Pour Bourguiba, le politicien visionnaire et bâtisseur de l’Etat moderne, le talent et la compétence suffisaient pour être dans le cercle de confiance car il avait une méfiance vis-à-vis des hommes politiques comme Mestiri, Ben Salah et Sayeh qui nourrissaient des ambitions personnelles.
Pour Ben Ali, l’homme d’Etat qui a doté la Tunisie d’infrastructures et a amélioré les conditions de vie des tunisiens, la compétence et la loyauté étaient indispensables pour construire ses équipes d’hommes d’Etat dévoués et de quelques politiciens porteurs de projets comme Mohamed Charfi ou Daly Jazi.

Depuis 2011, les véritables hommes d’Etat furent désavoués pour la simple raison qu’ils constituaient une menace pour les hommes politiques et même Beji Caid Essebssi, plébiscité Président de la République en 2014 et qui se disait homme d’Etat, pensant aux générations futures a cédé à la tentation des hommes politiques. Par nécessité, il a troqué le talent et la compétence à l’allégeance avec les conséquences que nous connaissons suite au choix de Youssef Chahed, un simple Secrétaire d’Etat à l’Agriculture, au poste de Chef de Gouvernement dont l’ambition était de surclasser son mentor. Si BCE avait conservé Mehdi Jomaa à la Kasbah, il aurait réconcilié les tunisiens avec le mérite et surtout aurait évité à la Tunisie toutes les crises politiques et économique et  aurait donné une autre cartographie politique en 2019 car de l’avis de tous les observateurs, Jomaa fut le meilleur Chef de Gouvernement de l’après 14 Janvier.

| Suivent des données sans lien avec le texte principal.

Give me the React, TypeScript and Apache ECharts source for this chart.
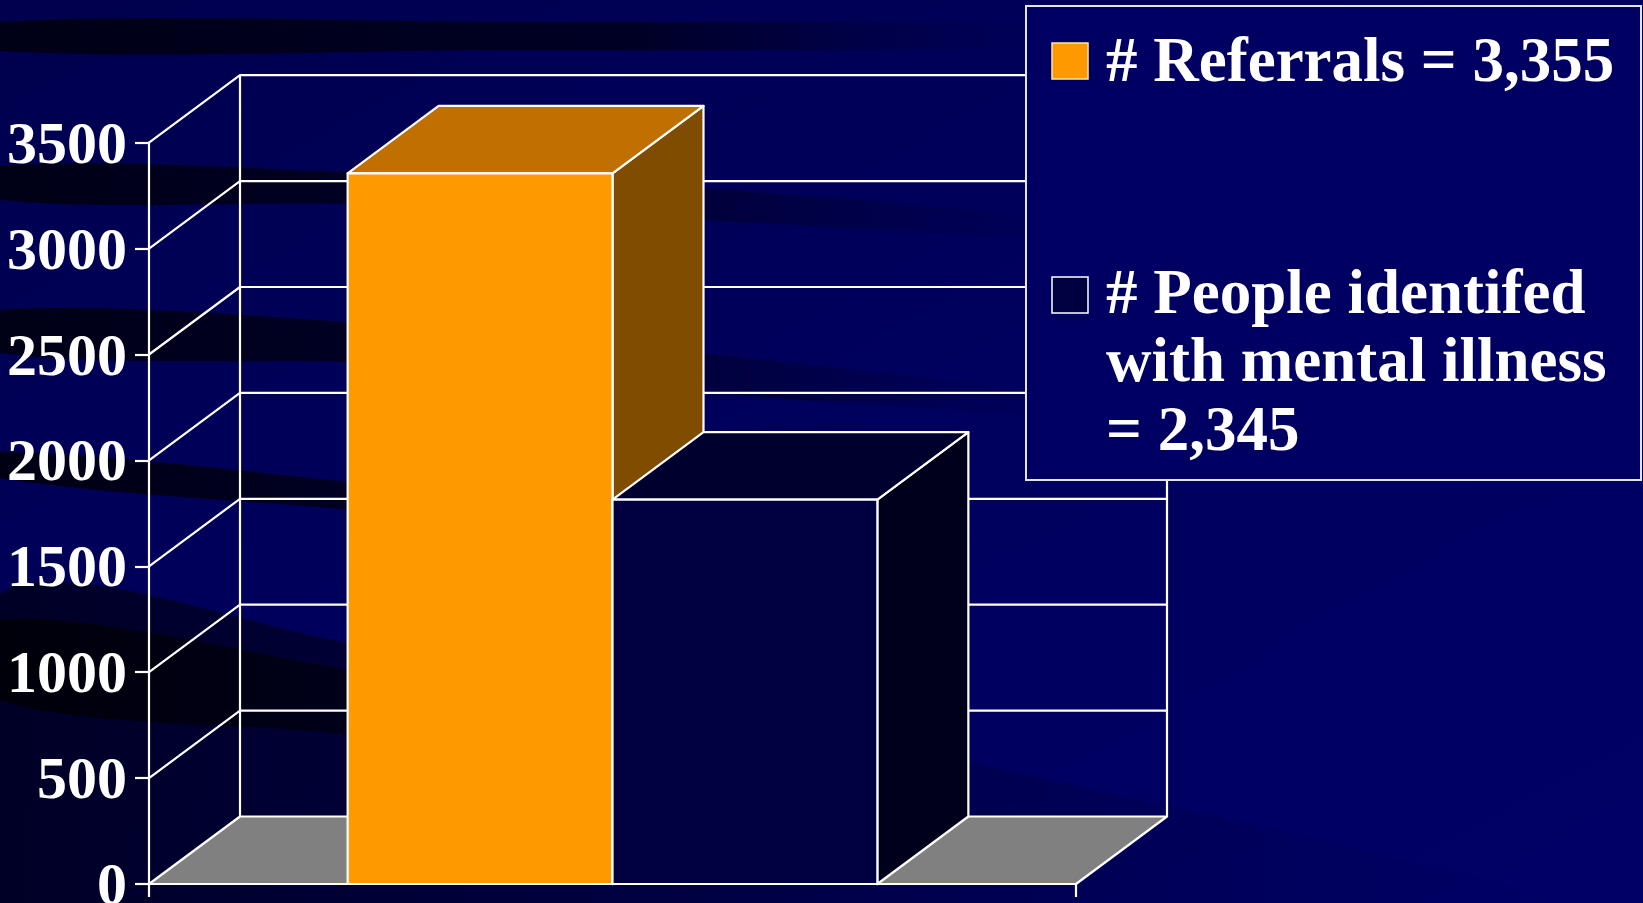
import React, { useEffect, useRef } from "react";
import * as echarts from "echarts";

// ---------- data ----------
const categories = [""];
const seriesNames = ["# Referrals", "# People identified with mental illness"];
const referrals = [3355];
const identified = [1815];
const yTicks = [0, 500, 1000, 1500, 2000, 2500, 3000, 3500];
const legendText1 = ["# Referrals = 3,355"];
const legendText2 = ["# People identifed", "with mental illness", "= 2,345"];

// ---------- style / layout ----------
const FONT = '"Liberation Serif", "Times New Roman", serif';
const DEPTH_X = 91;
const DEPTH_Y = 67.5;
const GAP_RATIO = 1.5;
const LINE = "#FFFFFF";
const LW = 2.2;
const BG = "#000062";

const barColors = [
  { front: "#FF9900", top: "#C07000", side: "#804C00" },
  { front: "#000040", top: "#00002E", side: "#00001A" },
];

function barRenderer(slot: number) {
  const c = barColors[slot];
  return (params: any, api: any) => {
    const ci = api.value(0);
    const v = api.value(1);
    const base = api.coord([ci, 0]);
    const top = api.coord([ci, v]);
    const band = api.size([1, 0])[0];
    const bw = band / (2 + GAP_RATIO);
    const x0 = base[0] - bw + slot * bw;
    const x1 = x0 + bw;
    const y0 = base[1];
    const y1 = top[1];
    const dx = DEPTH_X;
    const dy = DEPTH_Y;
    const ls = { stroke: LINE, lineWidth: LW, lineJoin: "round" };
    return {
      type: "group",
      children: [
        {
          type: "polygon",
          shape: { points: [[x1, y1], [x1 + dx, y1 - dy], [x1 + dx, y0 - dy], [x1, y0]] },
          style: { fill: c.side, ...ls },
        },
        {
          type: "polygon",
          shape: { points: [[x0, y1], [x1, y1], [x1 + dx, y1 - dy], [x0 + dx, y1 - dy]] },
          style: { fill: c.top, ...ls },
        },
        {
          type: "rect",
          shape: { x: x0, y: y1, width: bw, height: y0 - y1 },
          style: { fill: c.front, ...ls },
        },
      ],
    };
  };
}

function wallRenderer(params: any, api: any) {
  const v = api.value(1);
  const p = api.coord([0, v]);
  const band = api.size([1, 0])[0];
  const xl = p[0] - band / 2;
  const xr = p[0] + band / 2;
  const y = p[1];
  const dx = DEPTH_X;
  const dy = DEPTH_Y;
  const children: any[] = [];
  if (params.dataIndex === 0) {
    const yTop = api.coord([0, yTicks[yTicks.length - 1]])[1];
    children.push({
      type: "polygon",
      shape: { points: [[xl, y], [xr, y], [xr + dx, y - dy], [xl + dx, y - dy]] },
      style: { fill: "#808080", stroke: LINE, lineWidth: LW, lineJoin: "round" },
    });
    children.push({
      type: "line",
      shape: { x1: xl + dx, y1: y - dy, x2: xl + dx, y2: yTop - dy },
      style: { stroke: LINE, lineWidth: LW },
    });
    children.push({
      type: "line",
      shape: { x1: xr + dx, y1: y - dy, x2: xr + dx, y2: yTop - dy },
      style: { stroke: LINE, lineWidth: LW },
    });
  } else {
    children.push({
      type: "polyline",
      shape: { points: [[xl, y], [xl + dx, y - dy], [xr + dx, y - dy]] },
      style: { fill: null, stroke: LINE, lineWidth: LW, lineJoin: "round" },
    });
  }
  return { type: "group", children };
}

function hGrad(stops: [number, string][]) {
  return {
    type: "linear",
    x: 0,
    y: 0,
    x2: 1,
    y2: 0,
    colorStops: stops.map(([offset, color]) => ({ offset, color })),
  };
}

function streak(points: number[][], stops: [number, string][]) {
  return {
    type: "polygon",
    z: -1,
    silent: true,
    shape: { points, smooth: 0.3 },
    style: { fill: hGrad(stops) },
  };
}

export default function App() {
  const ref = useRef<HTMLDivElement>(null);

  useEffect(() => {
    document.body.style.margin = "0";
    document.body.style.overflow = "hidden";
    if (!ref.current) return;
    const chart = echarts.init(ref.current, null, { renderer: "svg" });

    const legendFont = `bold 63px ${FONT}`;

    const option: any = {
      animation: false,
      backgroundColor: {
        type: "linear",
        x: 0,
        y: 0,
        x2: 1,
        y2: 1,
        colorStops: [
          { offset: 0, color: "#00004E" },
          { offset: 0.5, color: "#00005E" },
          { offset: 1, color: "#000066" },
        ],
      },
      tooltip: { show: false },
      grid: {
        left: 149,
        top: 142.7,
        width: 927,
        height: 741.3,
        containLabel: false,
        outerBoundsMode: "none",
      },
      xAxis: {
        type: "category",
        data: categories,
        boundaryGap: true,
        axisLine: { show: true, lineStyle: { color: LINE, width: LW } },
        axisTick: { show: true, length: 13, lineStyle: { color: LINE, width: LW } },
        axisLabel: { show: false },
        splitLine: { show: false },
      },
      yAxis: {
        type: "value",
        min: 0,
        max: 3500,
        interval: 500,
        axisLine: { show: true, lineStyle: { color: LINE, width: LW } },
        axisTick: { show: true, length: 14, lineStyle: { color: LINE, width: LW } },
        axisLabel: {
          show: true,
          margin: 22,
          color: "#FFFFFF",
          fontFamily: FONT,
          fontWeight: "bold",
          fontSize: 60,
          formatter: (v: number) => String(v),
        },
        splitLine: { show: false },
      },
      graphic: [
        // background streaks
        streak(
          [[0, 22], [500, 22], [1050, 26], [1050, 46], [500, 50], [0, 51]],
          [[0, "rgba(0,0,22,1)"], [0.6, "rgba(0,0,28,0.85)"], [1, "rgba(0,0,60,0)"]]
        ),
        streak(
          [[0, 166], [350, 172], [700, 188], [1120, 226], [1120, 240], [700, 220], [350, 204], [0, 200]],
          [[0, "rgba(0,0,22,1)"], [0.5, "rgba(0,0,30,0.8)"], [1, "rgba(0,0,60,0)"]]
        ),
        streak(
          [[0, 310], [400, 326], [800, 364], [1100, 402], [1100, 416], [800, 400], [400, 364], [0, 353]],
          [[0, "rgba(0,0,22,1)"], [0.5, "rgba(0,0,30,0.8)"], [1, "rgba(0,0,60,0)"]]
        ),
        streak(
          [[0, 452], [350, 482], [700, 522], [950, 552], [950, 566], [700, 545], [350, 510], [0, 478]],
          [[0, "rgba(0,0,20,1)"], [0.5, "rgba(0,0,26,0.8)"], [1, "rgba(0,0,60,0)"]]
        ),
        streak(
          [[0, 594], [350, 643], [700, 705], [1050, 780], [1400, 860], [1560, 903], [0, 903]],
          [[0, "rgba(0,0,30,0.9)"], [0.45, "rgba(0,0,40,0.55)"], [1, "rgba(0,0,70,0)"]]
        ),
        streak(
          [[0, 620], [350, 670], [700, 732], [700, 790], [350, 735], [0, 700]],
          [[0, "rgba(0,0,8,0.95)"], [0.6, "rgba(0,0,18,0.7)"], [1, "rgba(0,0,30,0)"]]
        ),
        // legend box
        {
          type: "rect",
          z: 100,
          shape: { x: 1026, y: 6, width: 615, height: 474 },
          style: { fill: BG, stroke: "#E4E4E4", lineWidth: 2 },
        },
        {
          type: "rect",
          z: 101,
          shape: { x: 1052, y: 43, width: 36, height: 36 },
          style: { fill: barColors[0].front, stroke: "#FFE6B0", lineWidth: 1.5 },
        },
        {
          type: "text",
          z: 101,
          style: {
            text: legendText1.join("\n"),
            x: 1106,
            y: 59.7,
            font: legendFont,
            fill: "#FFFFFF",
            verticalAlign: "middle",
            lineHeight: 68.5,
          },
        },
        {
          type: "rect",
          z: 101,
          shape: { x: 1052, y: 277, width: 36, height: 36 },
          style: { fill: barColors[1].front, stroke: "#FFFFFF", lineWidth: 1.5 },
        },
        {
          type: "text",
          z: 101,
          style: {
            text: legendText2.join("\n"),
            x: 1106,
            y: 360.4,
            font: legendFont,
            fill: "#FFFFFF",
            verticalAlign: "middle",
            lineHeight: 68.5,
          },
        },
      ],
      series: [
        {
          type: "custom",
          name: "walls",
          silent: true,
          z: 1,
          renderItem: wallRenderer,
          data: yTicks.map((v) => [0, v]),
        },
        {
          type: "custom",
          name: seriesNames[0],
          silent: true,
          z: 3,
          renderItem: barRenderer(0),
          data: referrals.map((v, i) => [i, v]),
        },
        {
          type: "custom",
          name: seriesNames[1],
          silent: true,
          z: 4,
          renderItem: barRenderer(1),
          data: identified.map((v, i) => [i, v]),
        },
      ],
    };

    chart.setOption(option);
    return () => chart.dispose();
  }, []);

  return <div ref={ref} style={{ width: "1643px", height: "903px", display: "block" }} />;
}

Les véritables hommes d’Etat aseptisés de politique sont nombreux et nous pouvons citer à titre d’exemple les Fadhel Abdelkefi, Kamel Ben Nasseur, Taoufik Jelassi, feu Slim Chaker ou Ghazi Jribi, qui ont fait preuve de talent, de savoir-faire et de loyauté à la République. Chacun a apporté ses solutions et sa vision pour sortir la Tunisie de sa léthargie mais tous ont été désavoués car leurs rendements faisaient de l’ombre aux politiques. La manœuvre politicienne de désavouer les hommes d’Etat a eu l’effet boomerang car elle a pollué les débats publics, a marginalisé les politiques avec des scores honteux lors des législatives de 2019 et a permis l’éclosion de courants populistes qui vouent une aversion notoire pour le talent des hommes d’Etat et la prestance des hommes politiques. Des populistes qui sont dans le déni et le nihilisme pour assouvir leur revanche sur l’establishment et pour ameuter leurs troupes sur le politiquement correct.

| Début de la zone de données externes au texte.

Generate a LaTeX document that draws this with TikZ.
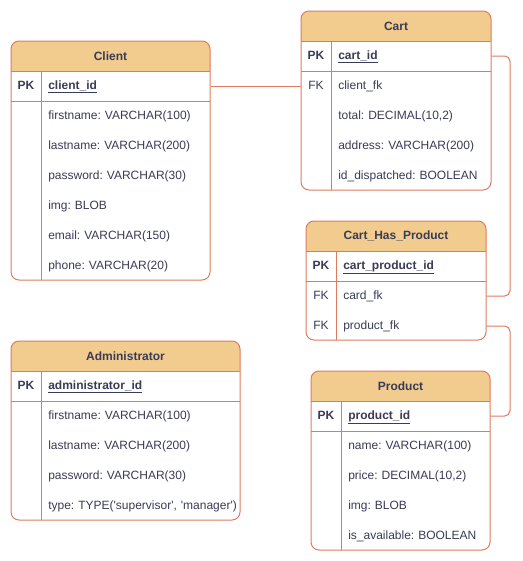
\documentclass[tikz,border=0pt]{standalone}
\usepackage{fontspec}
\setmainfont{Liberation Sans}
\frenchspacing
\hyphenpenalty=10000
\exhyphenpenalty=10000
\definecolor{hdrfill}{HTML}{F2CC8F}
\definecolor{strk}{HTML}{E07A5F}
\definecolor{txt}{HTML}{393C56}
\newcommand\erfield[5]{%
  \pgfmathsetmacro\fw{(#3-#2-37)*0.75}%
  \node[field, text width=\fw pt] (#1) at (#2+37,#4) {#5};%
}
\newcommand\ertable[4]{% L R T B
  \fill[white, rounded corners=6pt] (#1,#3) rectangle (#2,#4);
  \fill[hdrfill, rounded corners=6pt] (#1,#3+30) -- (#1,#3) -- (#2,#3) [sharp corners] -- (#2,#3+30) -- cycle;
  \draw[tblline] (#1,#3+30) -- (#2,#3+30);
  \draw[tblline] (#1,#3+60) -- (#2,#3+60);
  \draw[tblline] (#1+30,#3+30) -- (#1+30,#4);
  \draw[tblline, rounded corners=6pt] (#1,#3) rectangle (#2,#4);
}
\newcommand\pkname[1]{\textbf{\underline{#1}}}
\begin{document}
\begin{tikzpicture}[x=0.75pt, y=-0.75pt,
  font=\fontsize{9pt}{11pt}\selectfont, text=txt,
  tblline/.style={draw=strk, line width=0.75pt},
  conn/.style={draw=strk, line width=0.75pt, rounded corners=4pt},
  title/.style={font=\fontsize{9pt}{11pt}\selectfont\bfseries, inner sep=0pt},
  field/.style={anchor=west, inner xsep=0pt, inner ysep=0pt, align=left,
    minimum height=22.5pt, text height=6.6pt, text depth=2pt},
  keylbl/.style={inner sep=0pt, minimum width=22.5pt, minimum height=22.5pt,
    text height=6.6pt, text depth=2pt},
  pklbl/.style={keylbl, font=\fontsize{9pt}{11pt}\selectfont\bfseries}]
\useasboundingbox[fill=white] (0,0) rectangle (523,561);

% Client
\ertable{11}{210}{41}{280}
\node[title] (client) at (110.5,56) {Client};
\node[pklbl] (clientpk) at (26,86) {PK};
\erfield{clientid}{11}{210}{86}{\pkname{client\_id}}
\erfield{clientfn}{11}{210}{116}{firstname: VARCHAR(100)}
\erfield{clientln}{11}{210}{146}{lastname: VARCHAR(200)}
\erfield{clientpw}{11}{210}{176}{password: VARCHAR(30)}
\erfield{clientimg}{11}{210}{206}{img: BLOB}
\erfield{clientem}{11}{210}{236}{email: VARCHAR(150)}
\erfield{clientph}{11}{210}{266}{phone: VARCHAR(20)}

% Cart
\ertable{301}{491}{11}{190}
\node[title] (cart) at (396,26) {Cart};
\node[pklbl] (cartpk) at (316,56) {PK};
\erfield{cartid}{301}{491}{56}{\pkname{cart\_id}}
\node[keylbl] (cartfkkey) at (316,86) {FK};
\erfield{cartfk}{301}{491}{86}{client\_fk}
\erfield{carttot}{301}{491}{116}{total: DECIMAL(10,2)}
\erfield{cartaddr}{301}{491}{146}{address: VARCHAR(200)}
\erfield{cartdisp}{301}{491}{176}{id\_dispatched: BOOLEAN}

% Cart_Has_Product
\ertable{306}{486}{221}{340}
\node[title] (chp) at (396,236) {Cart\_Has\_Product};
\node[pklbl] (chppk) at (321,266) {PK};
\erfield{chpid}{306}{486}{266}{\pkname{cart\_product\_id}}
\node[keylbl] (chpfk1) at (321,296) {FK};
\erfield{chpcard}{306}{486}{296}{card\_fk}
\node[keylbl] (chpfk2) at (321,326) {FK};
\erfield{chpprod}{306}{486}{326}{product\_fk}

% Product
\ertable{311}{490}{371}{550}
\node[title] (product) at (400.5,386) {Product};
\node[pklbl] (productpk) at (326,416) {PK};
\erfield{productid}{311}{490}{416}{\pkname{product\_id}}
\erfield{productname}{311}{490}{446}{name: VARCHAR(100)}
\erfield{productprice}{311}{490}{476}{price: DECIMAL(10,2)}
\erfield{productimg}{311}{490}{506}{img: BLOB}
\erfield{productav}{311}{490}{536}{is\_available: BOOLEAN}

% Administrator
\ertable{11}{240}{341}{520}
\node[title] (admin) at (125.5,356) {Administrator};
\node[pklbl] (adminpk) at (26,386) {PK};
\erfield{adminid}{11}{240}{386}{\pkname{administrator\_id}}
\erfield{adminfn}{11}{240}{416}{firstname: VARCHAR(100)}
\erfield{adminln}{11}{240}{446}{lastname: VARCHAR(200)}
\erfield{adminpw}{11}{240}{476}{password: VARCHAR(30)}
\erfield{admintype}{11}{240}{506}{type: TYPE(\textquotesingle supervisor\textquotesingle, \textquotesingle manager\textquotesingle)}

% connectors
\coordinate (bus) at (510,0);
\draw[conn] (clientid.east) -- (cartfkkey.west);
\draw[conn] (cartid.east) -- (cartid.east -| bus) |- (chpcard.east);
\draw[conn] (chpprod.east) -- (chpprod.east -| bus) |- (productid.east);
\end{tikzpicture}
\end{document}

Après l’épisode avorté d’Habib Jemli, le président Kais Saïd, fidèle à sa thèse de non-Etat martelée pendant sa campagne, a évincé le candidat homme d’Etat Fadhel Abdelkefi, qui a été réhabilité par l’histoire après le coup fomenté par Brutus au profit d’Elyes Fakhfakh, un politicien en veilleuse depuis sa débâcle aux élections présidentielles. Nous payons actuellement le prix de ce choix et la léthargie de l’Etat face au fonds Zakat initié par le maire du Kram Fethi Layouni en est la parfaite illustration. S’il est décrié par les politiques pour des raisons idéologiques tenant à la constitutionnalité du fonds et à l’islamisation des institutions, les objections des hommes d’Etat tiennent aux mécanismes de collecte et de distribution de ce Fonds qui seront partisans et en fonction de l’allégeance. L’autre grief des hommes d’Etat tiendrait au financement de ce fonds et si par le passé on s’accordait à ce que le 26 26 finance les projets d’assainissement et d’infrastructure, ce fonds Zakat pourrait servir à financer des projets douteux et contraires aux fondamentaux de la République.